Fair and Reasonable Conditions (Horizon 2020)

in Horizon 2020, refers to the appropriate conditions, including possible financial terms or royalty-free conditions, taking into account the specific circumstances of the request for access, for example the actual or potential value of the results or background to which access is requested and/or the scope, duration or other characteristics of the exploitation envisaged.

Financial Guide for FP7

this guide helps participants to understand and interpret the financial provisions of the Grant Agreement.

Foreground

means, in the context of FP7, the tangible and intangible results which are generated within a given project, including pieces of information, materials and knowledge and whether or not they can be protected. It includes intellectual property rights (e.g. copyrights, industrial designs, patents, plant variety rights), similar forms of protection (e.g. rights for databases) and unprotected know-how (e.g. confidential material). Results generated outside a project are not foreground.

FP7

means the Seventh Framework Programme for Research and Technological Development (2007/2013), which is one of the three key funding instruments of the EU to support research and innovation.

Franchising agreement

a contract under which one entity (the franchisor), that has developed a proven model for conducting a particular business, allows one or more other entities (the franchisees) to use that business model, along with the right to use the franchisor’s intellectual property and know-how for a defined period of time in exchange for payment. The intellectual property rights that are licensed in a franchising agreement include trade marks and copyright, and often trade secrets, industrial designs and patents – depending on the particular business. The authorisation may also be given with regards to other distinctive signs, such as trade names.

FRAND

“Fair, reasonable, and non-discriminatory” describes a type of licensing terms. Such terms are typically requested by standardisation organisations in the context of the standard-setting process, in respect of the licensing of patents linked to certain standards.

Free software

means computer software whose users have the freedom to run, copy, distribute, study, change and improve it.

According to the definition of the Free Software Movement, a program is a free software if the program's users have the four essential freedoms:

  • The freedom to run the program, for any purpose (freedom 1).
  • The freedom to study how the program works, and change it so it does your computing as you wish (freedom 2). Access to the source code is a precondition for this.
  • The freedom to redistribute copies so you can help your neighbor (freedom 3).
  • The freedom to distribute copies of your modified versions to others (freedom 4). By doing this you can give the whole community a chance to benefit from your changes.

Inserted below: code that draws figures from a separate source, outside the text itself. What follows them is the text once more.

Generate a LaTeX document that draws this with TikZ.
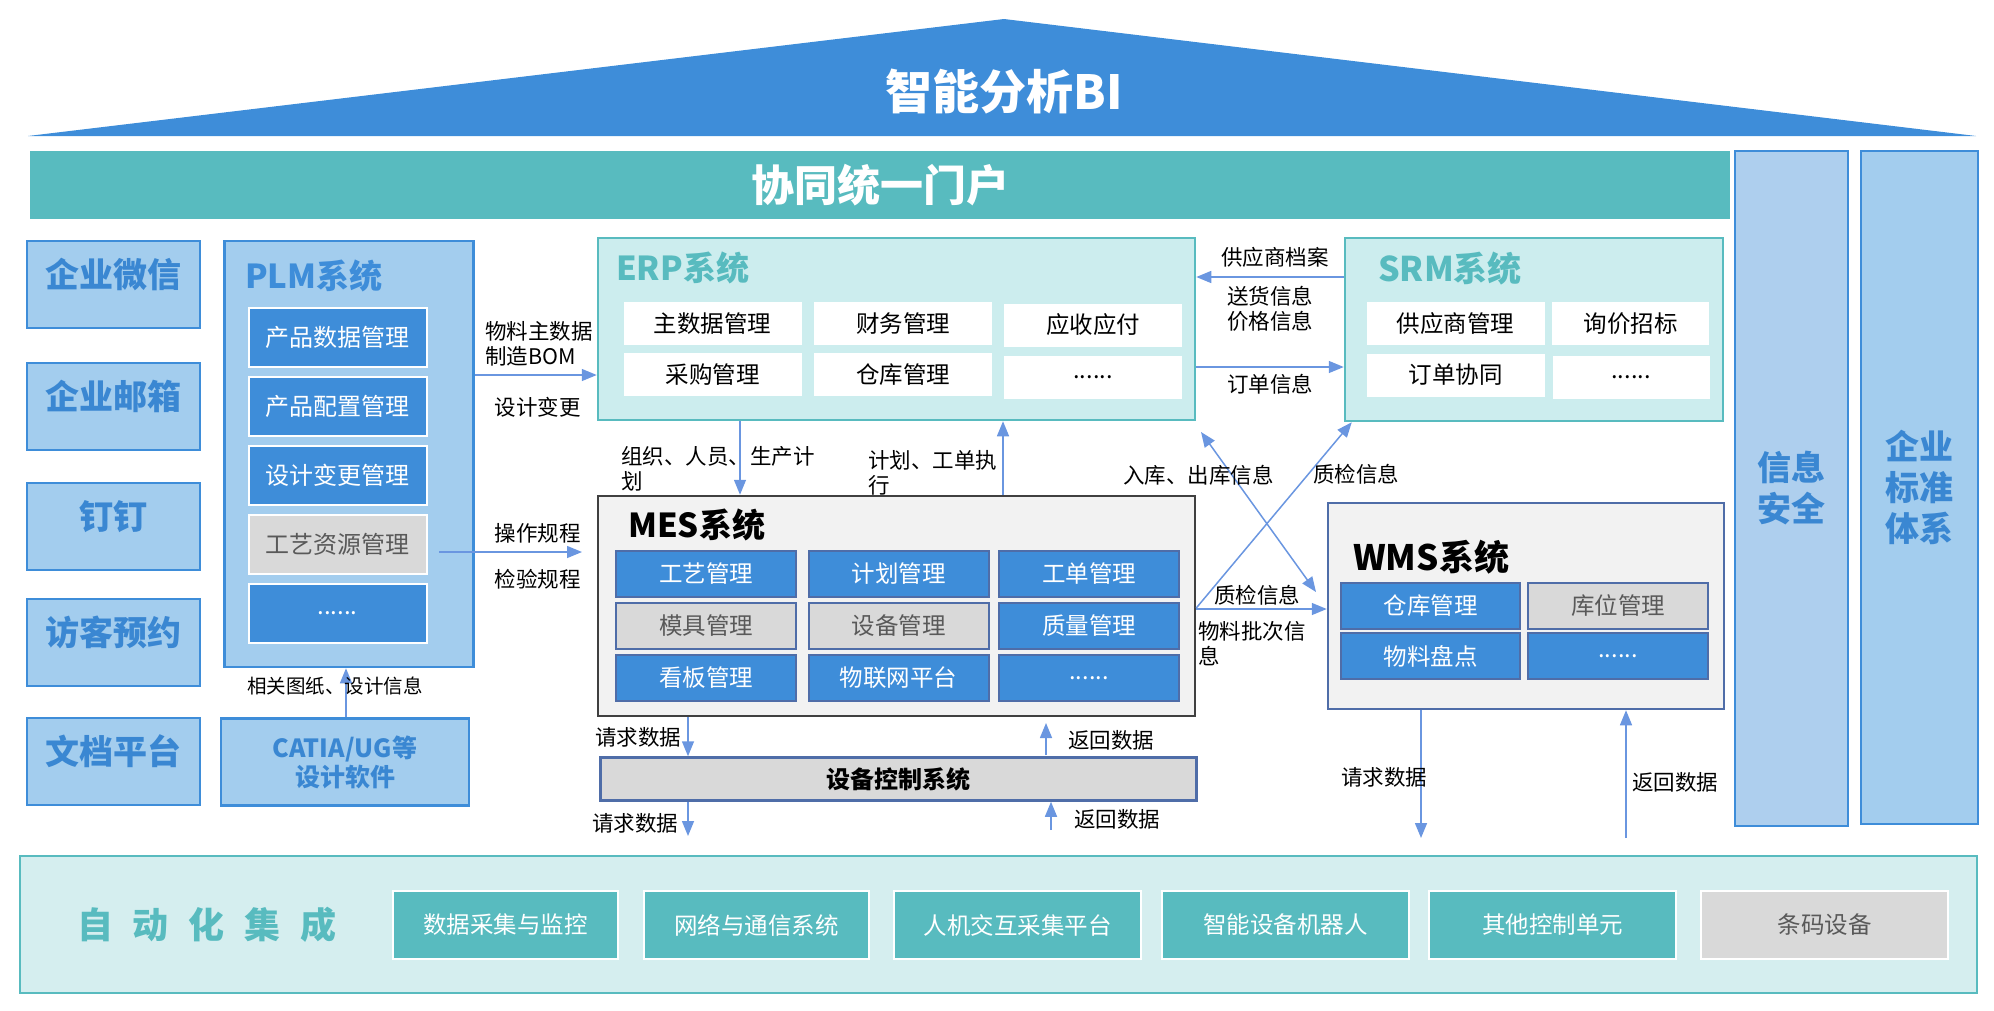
\documentclass[tikz,border=0pt]{standalone}
\usepackage{fontspec}
\setmainfont{Noto Sans CJK SC}
\usetikzlibrary{arrows.meta}

\definecolor{bimain}{RGB}{62,141,217}
\definecolor{paleblue}{RGB}{163,205,238}
\definecolor{secfill}{RGB}{174,207,238}
\definecolor{deepblue}{RGB}{58,135,210}
\definecolor{portal}{RGB}{88,187,191}
\definecolor{erpfill}{RGB}{204,237,238}
\definecolor{bandfill}{RGB}{213,238,239}
\definecolor{mesfill}{RGB}{242,242,242}
\definecolor{mesline}{RGB}{64,64,64}
\definecolor{slate}{RGB}{79,109,168}
\definecolor{cellgray}{RGB}{217,217,217}
\definecolor{txtgray}{RGB}{89,89,89}
\definecolor{flowblue}{RGB}{106,150,224}

\begin{document}
\begin{tikzpicture}[x=1pt, y=-1pt,
box/.style={draw, line width=2.5pt, inner sep=0pt, align=center},
side/.style={box, draw=bimain, fill=paleblue, minimum width=173pt, minimum height=87pt,
  text=deepblue, font=\fontsize{34}{38}\selectfont\bfseries, text height=29pt, text depth=23pt},
cell/.style={box, line width=2pt, minimum height=46pt, font=\fontsize{23.5}{26}\selectfont},
plmcell/.style={cell, draw=white, fill=bimain, text=white, minimum width=178pt, minimum height=59pt,
  font=\fontsize{24}{26}\selectfont},
bluecell/.style={cell, draw=slate, fill=bimain, text=white},
graycell/.style={cell, draw=slate, fill=cellgray, text=txtgray},
whitecell/.style={cell, draw=none, fill=white, minimum height=43pt},
autocell/.style={box, draw=white, fill=portal, text=white, minimum height=68pt, font=\fontsize{23.5}{26}\selectfont},
title/.style={anchor=west, inner sep=0pt, font=\fontsize{33}{36}\selectfont\bfseries},
lbl/.style={inner sep=0pt, align=left, font=\fontsize{21.5}{25}\selectfont},
flow/.style={draw=flowblue, line width=1.5pt, -{Triangle[length=15pt,width=12pt]}},
flowboth/.style={flow, {Triangle[length=15pt,width=12pt]}-{Triangle[length=15pt,width=12pt]}}]
\def\gap{\hspace{20pt}}
\useasboundingbox (0,0) rectangle (1994,1010);
% BI roof
\fill[bimain] (28,136) -- (1004,19) -- (1976,136) -- cycle;
\node[inner sep=0pt, text=white, font=\fontsize{47}{50}\selectfont\bfseries] (bi) at (1004,92) {智能分析BI};
% portal
\node[box, draw=none, fill=portal, minimum width=1700pt, minimum height=68pt, text=white,
  font=\fontsize{43}{46}\selectfont\bfseries] (portal) at (880,185) {协同统一门户};
% right columns
\node[box, draw=bimain, line width=2pt, fill=secfill, minimum width=113pt, minimum height=675pt,
  text=deepblue, font=\fontsize{34}{41}\selectfont\bfseries] (sec) at (1791.5,488.5) {信息\\安全};
\node[box, draw=bimain, line width=2pt, fill=paleblue, minimum width=117pt, minimum height=673pt,
  text=deepblue, font=\fontsize{34}{41}\selectfont\bfseries] (std) at (1919.5,487.5) {企业\\标准\\体系};
% left apps
\node[side] (wechat) at (113.5,284.5) {企业微信};
\node[side] (mail) at (113.5,406.5) {企业邮箱};
\node[side] (ding) at (113.5,526.5) {钉钉};
\node[side] (visit) at (113.5,642.5) {访客预约};
\node[side] (docs) at (113.5,761.5) {文档平台};
% PLM
\node[box, draw=bimain, fill=paleblue, minimum width=249pt, minimum height=426pt] (plm) at (349,454) {};
\node[title, text=bimain] (plm-t) at (245,276) {PLM系统};
\node[plmcell] (pdm) at (337.5,337.5) {产品数据管理};
\node[plmcell] (pcm) at (337.5,406.5) {产品配置管理};
\node[plmcell] (ecm) at (337.5,475.5) {设计变更管理};
\node[plmcell, fill=cellgray, text=txtgray] (proc) at (337.5,544.5) {工艺资源管理};
\node[plmcell] (plm-more) at (337.5,613.5) {......};
\node[box, draw=bimain, fill=paleblue, minimum width=248pt, minimum height=87pt, text=deepblue,
  font=\fontsize{25}{29}\selectfont\bfseries] (catia) at (345,762) {CATIA/UG等\\设计软件};
\draw[flow] (catia.north -| 346,0) -- (plm.south -| 346,0);
\node[lbl, font=\fontsize{19.5}{22}\selectfont] (draw-l) at (335,686) {相关图纸、设计信息};
% ERP
\node[box, draw=portal, fill=erpfill, minimum width=597pt, minimum height=182pt] (erp) at (896.5,329) {};
\node[title, text=portal] (erp-t) at (616,268) {ERP系统};
\node[whitecell, minimum width=178pt] (mdm) at (712.5,323.5) {主数据管理};
\node[whitecell, minimum width=178pt] (fin) at (903,323.5) {财务管理};
\node[whitecell, minimum width=178pt] (arap) at (1093,325) {应收应付};
\node[whitecell, minimum width=178pt] (pur) at (712.5,374.5) {采购管理};
\node[whitecell, minimum width=178pt] (ewh) at (903,374.5) {仓库管理};
\node[whitecell, minimum width=178pt] (erp-more) at (1093,377) {......};
% MES
\node[box, draw=mesline, fill=mesfill, minimum width=597pt, minimum height=220pt] (mes) at (896.5,606) {};
\node[title] (mes-t) at (628,525) {MES系统};
\node[bluecell, minimum width=180pt] (route) at (706,574) {工艺管理};
\node[bluecell, minimum width=180pt] (plan) at (898.5,574) {计划管理};
\node[bluecell, minimum width=180pt] (order) at (1089,574) {工单管理};
\node[graycell, minimum width=180pt] (mold) at (706,626) {模具管理};
\node[graycell, minimum width=180pt] (equip) at (898.5,626) {设备管理};
\node[bluecell, minimum width=180pt] (qual) at (1089,626) {质量管理};
\node[bluecell, minimum width=180pt] (board) at (706,678) {看板管理};
\node[bluecell, minimum width=180pt] (iot) at (898.5,678) {物联网平台};
\node[bluecell, minimum width=180pt] (mes-more) at (1089,678) {......};
% device control
\node[box, draw=slate, fill=cellgray, minimum width=596pt, minimum height=43pt,
  font=\fontsize{24}{26}\selectfont\bfseries] (dev) at (898.5,779) {设备控制系统};
% SRM
\node[box, draw=portal, fill=erpfill, minimum width=378pt, minimum height=183pt] (srm) at (1534,329.5) {};
\node[title, text=portal, font=\fontsize{34}{36}\selectfont\bfseries] (srm-t) at (1378,268.5) {SRM系统};
\node[whitecell, minimum width=178pt] (sup) at (1455.5,323.5) {供应商管理};
\node[whitecell, minimum width=157pt] (rfq) at (1630.5,323.5) {询价招标};
\node[whitecell, minimum width=178pt] (ocol) at (1455.5,375) {订单协同};
\node[whitecell, minimum width=157pt] (srm-more) at (1631,377) {......};
% WMS
\node[box, draw=slate, fill=mesfill, minimum width=396pt, minimum height=206pt] (wms) at (1526,606) {};
\node[title, font=\fontsize{35}{38}\selectfont\bfseries] (wms-t) at (1353,557) {WMS系统};
\node[bluecell, minimum width=179pt] (whm) at (1430.5,606) {仓库管理};
\node[graycell, minimum width=180pt] (loc) at (1618,606) {库位管理};
\node[bluecell, minimum width=179pt] (count) at (1430.5,656) {物料盘点};
\node[bluecell, minimum width=180pt] (wms-more) at (1618,656) {......};
% automation band
\node[box, draw=portal, fill=bandfill, minimum width=1957pt, minimum height=137pt] (band) at (998.5,924.5) {};
\node[inner sep=0pt, text=portal, font=\fontsize{36}{40}\selectfont\bfseries] (auto-t) at (207,925) {自\gap 动\gap 化\gap 集\gap 成};
\node[autocell, minimum width=225pt] (daq) at (505.5,925) {数据采集与监控};
\node[autocell, minimum width=225pt] (net) at (756.5,925) {网络与通信系统};
\node[autocell, minimum width=247pt] (hmi) at (1017.5,925) {人机交互采集平台};
\node[autocell, minimum width=247pt] (robot) at (1285.5,925) {智能设备机器人};
\node[autocell, minimum width=247pt] (ctrl) at (1552.5,925) {其他控制单元};
\node[autocell, minimum width=247pt, fill=cellgray, text=txtgray] (barcode) at (1824.5,925) {条码设备};
% PLM links
\draw[flow] (plm.east |- 0,375) -- (erp.west |- 0,375);
\node[lbl, anchor=west] (bom-l) at (485,344) {物料主数据\\制造BOM};
\node[lbl] (chg-l) at (537.5,407) {设计变更};
\coordinate (op-s) at (439,552);
\coordinate (op-e) at (582,552);
\draw[flow] (op-s) -- (op-e);
\node[lbl] (op-l) at (537.5,533) {操作规程};
\node[lbl] (chk-l) at (537.5,579) {检验规程};
% ERP - MES
\draw[flow] (erp.south -| 740,0) -- (mes.north -| 740,0);
\draw[flow] (mes.north -| 1003,0) -- (erp.south -| 1003,0);
\node[lbl, anchor=west] (org-l) at (621,469) {组织、人员、生产计\\划};
\node[lbl, anchor=west] (plan-l) at (868,473) {计划、工单执\\行};
% ERP - SRM
\draw[flow] (srm.west |- 0,277) -- (erp.east |- 0,277);
\draw[flow] (erp.east |- 0,367) -- (srm.west |- 0,367);
\node[lbl] (vend-l) at (1275,257) {供应商档案};
\node[lbl, align=center] (deliv-l) at (1270,309) {送货信息\\价格信息};
\node[lbl] (ord-l) at (1270,384) {订单信息};
% cross links
\coordinate (io-a) at (1201,432);
\coordinate (io-b) at (1316,592);
\draw[flowboth] (io-a) -- (io-b);
\node[lbl, anchor=west] (io-l) at (1123,475) {入库、出库信息};
\draw[flow] (mes.east |- 0,608) -- ([xshift=8pt]srm.south west);
\node[lbl, anchor=west] (qc-l) at (1313,474) {质检信息};
\draw[flow] (mes.east |- 0,609) -- (wms.west |- 0,609);
\node[lbl] (qc2-l) at (1257,595) {质检信息};
\node[lbl, anchor=west] (lot-l) at (1198,644) {物料批次信\\息};
% device links
\draw[flow] (mes.south -| 688,0) -- (dev.north -| 688,0);
\coordinate (ret1-s) at (1046,755);
\coordinate (ret1-e) at (1046,723);
\draw[flow] (ret1-s) -- (ret1-e);
\node[lbl] (req1-l) at (638,737) {请求数据};
\node[lbl] (ret1-l) at (1111,740) {返回数据};
\coordinate (req2-e) at (688,836);
\draw[flow] (dev.south -| 688,0) -- (req2-e);
\coordinate (ret2-s) at (1051,830);
\draw[flow] (ret2-s) -- (dev.south -| 1051,0);
\node[lbl] (req2-l) at (635,823) {请求数据};
\node[lbl] (ret2-l) at (1117,819) {返回数据};
% WMS links
\coordinate (wreq) at (1421,838);
\draw[flow] (wms.south -| 1421,0) -- (wreq);
\coordinate (wret) at (1626,838);
\draw[flow] (wret) -- (wms.south -| 1626,0);
\node[lbl] (req3-l) at (1384,777) {请求数据};
\node[lbl] (ret3-l) at (1675,782) {返回数据};
\end{tikzpicture}
\end{document}
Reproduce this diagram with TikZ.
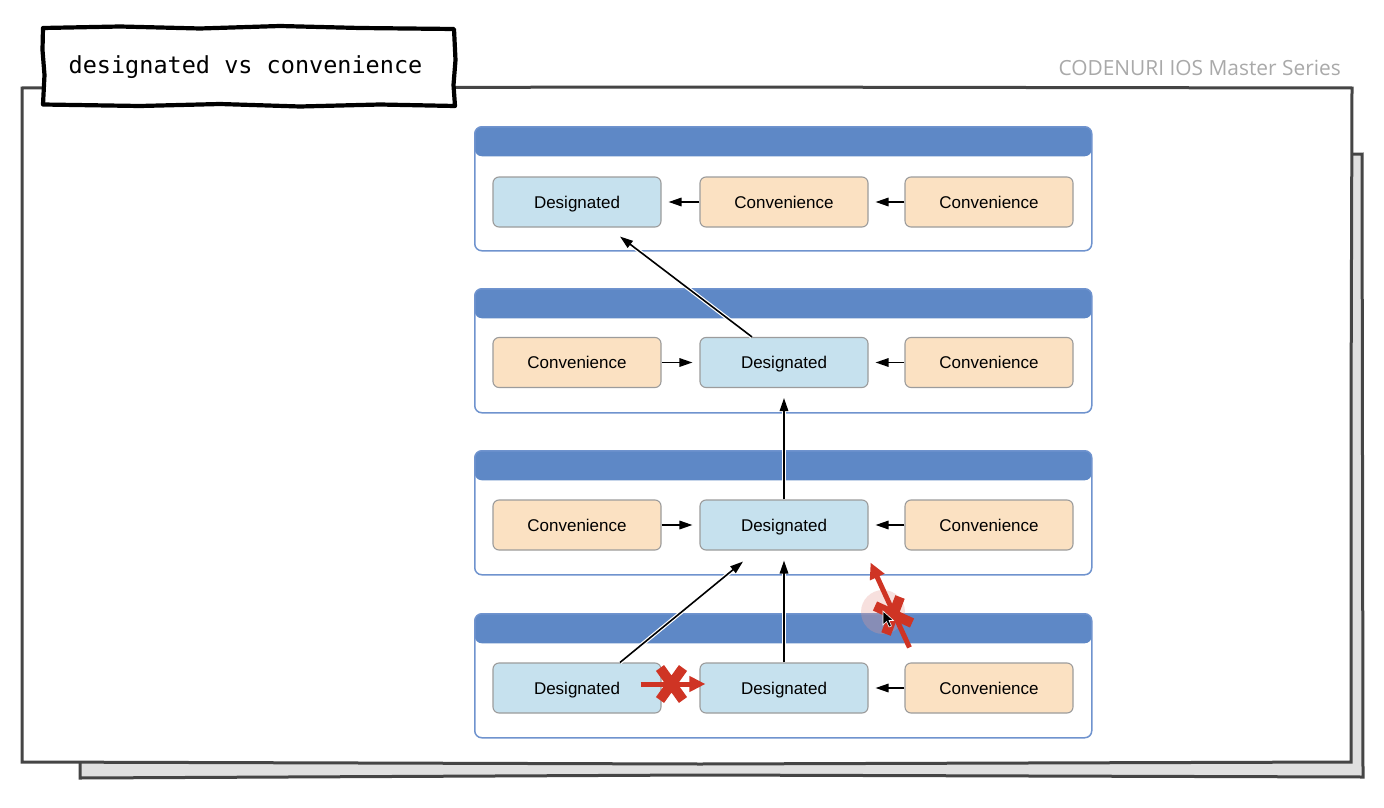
\documentclass[tikz,border=0pt]{standalone}
\usepackage{fontspec}
\setmainfont{Liberation Sans}
\newfontfamily\titlemono{DejaVu Sans Mono}
\newfontfamily\brandfont{Open Sans}
\usetikzlibrary{arrows.meta}
\definecolor{hdrblue}{HTML}{5E88C6}
\definecolor{panelline}{HTML}{6F93CE}
\definecolor{desfill}{HTML}{C6E1EE}
\definecolor{convfill}{HTML}{FBE1C2}
\definecolor{boxline}{HTML}{9C9C9C}
\definecolor{xred}{HTML}{CF3424}
\definecolor{sheetline}{HTML}{454545}
\definecolor{sheetgray}{HTML}{E0E0E0}
\definecolor{brandgray}{HTML}{A9A9A9}
\begin{document}
\begin{tikzpicture}[x=1pt,y=-1pt,
  panel/.style={draw=panelline, line width=1.5pt, fill=white, rounded corners=7pt,
    minimum width=617pt, minimum height=124pt, anchor=north west, inner sep=0pt,
    path picture={\fill[hdrblue] (path picture bounding box.north west) rectangle ([yshift=-29.5pt]path picture bounding box.north east);}},
  cbox/.style={draw=boxline, line width=1.1pt, rounded corners=6pt, minimum width=168pt,
    minimum height=50pt, inner sep=0pt, text height=12pt, text depth=0pt,
    font=\fontsize{17}{20}\selectfont},
  desig/.style={cbox, fill=desfill},
  conv/.style={cbox, fill=convfill},
  arr/.style={-{Triangle[length=13pt,width=8.5pt]}, line width=1.6pt, black},
  halo/.style={preaction={draw=white, line width=4pt, -}},
  redarr/.style={-{Triangle[length=16pt,width=15pt]}, line width=5pt, xred},
  redx/.style={line width=10pt, xred},
]
\useasboundingbox (0,0) rectangle (1384,808);

% back sheet
\filldraw[fill=sheetgray, draw=sheetline, line width=3pt]
  (80,155) -- (1362,154) -- (1363,777) -- (700,775) -- (80,778) -- cycle;
% front sheet
\filldraw[fill=white, draw=sheetline, line width=3pt]
  (22,88) -- (700,87) -- (1352,88) -- (1351,420) -- (1351,762) -- (700,764) -- (22,762) -- cycle;

% title box
\filldraw[fill=white, draw=black, line width=4.2pt, line join=round]
  (43,28) -- (120,26.5) -- (200,28.5) -- (280,26) -- (360,28) -- (454,29)
  -- (455.5,60) -- (453.5,85) -- (455,106)
  -- (380,104.5) -- (300,106.5) -- (220,104) -- (140,106) -- (43,104.5)
  -- (44.5,75) -- (42.5,50) -- cycle;
\node[inner sep=0pt] (title) at (245.5,67)
  {\titlemono\fontsize{23.5}{28}\selectfont designated vs convenience};

% brand
\node[anchor=east, inner sep=0pt, text=brandgray, font=\brandfont\fontsize{20.9}{24}\selectfont]
  (brand) at (1341,68) {CODENURI IOS Master Series};

% panels
\node[panel] (p1) at (474,126) {};
\node[panel] (p2) at (474,288) {};
\node[panel] (p3) at (474,450) {};
\node[panel] (p4) at (474,613) {};

% row 1
\node[desig] (d11) at (577,202) {Designated};
\node[conv]  (c12) at (784,202) {Convenience};
\node[conv]  (c13) at (989,202) {Convenience};
% row 2
\node[conv]  (c21) at (577,362.5) {Convenience};
\node[desig] (d22) at (784,362.5) {Designated};
\node[conv]  (c23) at (989,362.5) {Convenience};
% row 3
\node[conv]  (c31) at (577,525) {Convenience};
\node[desig] (d32) at (784,525) {Designated};
\node[conv]  (c33) at (989,525) {Convenience};
% row 4
\node[desig] (d41) at (577,688) {Designated};
\node[desig] (d42) at (784,688) {Designated};
\node[conv]  (c43) at (989,688) {Convenience};

% horizontal arrows
\draw[arr, shorten >=7pt] (c12.west) -- (d11.east);
\draw[arr, shorten >=7pt] (c13.west) -- (c12.east);
\draw[arr, shorten >=7pt] (c21.east) -- (d22.west);
\draw[arr, shorten >=7pt] (c23.west) -- (d22.east);
\draw[arr, shorten >=7pt] (c31.east) -- (d32.west);
\draw[arr, shorten >=7pt] (c33.west) -- (d32.east);
\draw[arr, shorten >=7pt] (c43.west) -- (d42.east);

% vertical / diagonal arrows
\draw[arr, halo] ([xshift=-32pt]d22.north) -- ([xshift=43pt,yshift=-9pt]d11.south);
\draw[arr, halo] (d32.north) -- ([yshift=-10pt]d22.south);
\draw[arr, halo] (d42.north) -- ([yshift=-10pt]d32.south);
\draw[arr, halo] ([xshift=43pt]d41.north) -- ([xshift=-41pt,yshift=-11pt]d32.south);

% highlight circle
\fill[xred!50, opacity=0.3] (883,612) circle[radius=22pt];

% forbidden arrows
\draw[redarr] ([xshift=-21pt,yshift=4pt]d41.east) -- ([xshift=6pt,yshift=4pt]d42.west);
\draw[redx] (660,668) -- (683,700) (683,668) -- (660,700);

\draw[redarr] ([xshift=5pt,yshift=15pt]c43.north west) -- ([xshift=2pt,yshift=-12pt]d32.south east);
\draw[redx] (875,606) -- (912,623) (900,597) -- (886,634);

% cursor
\filldraw[fill=black, draw=white, line width=0.6pt]
  (883,611) -- (883,625) -- (886.5,621.5) -- (889,627) -- (891.5,626) -- (889,620.5) -- (893.5,620.5) -- cycle;
\end{tikzpicture}
\end{document}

Access to the source code is a precondition for this.
Freedom to operate search

refers to searches on intellectual property rights databases (such as patent databases) aimed at determining whether a product's commercialisation could infringe third parties' rights.

Funding body

means a body or authority, other than the Commission, to which the Commission has entrusted implementation tasks in relation to the Horizon 2020 programme.

Funding Schemes

means, according to the FP7 Rules for Participation, the mechanisms for the community funding of indirect actions.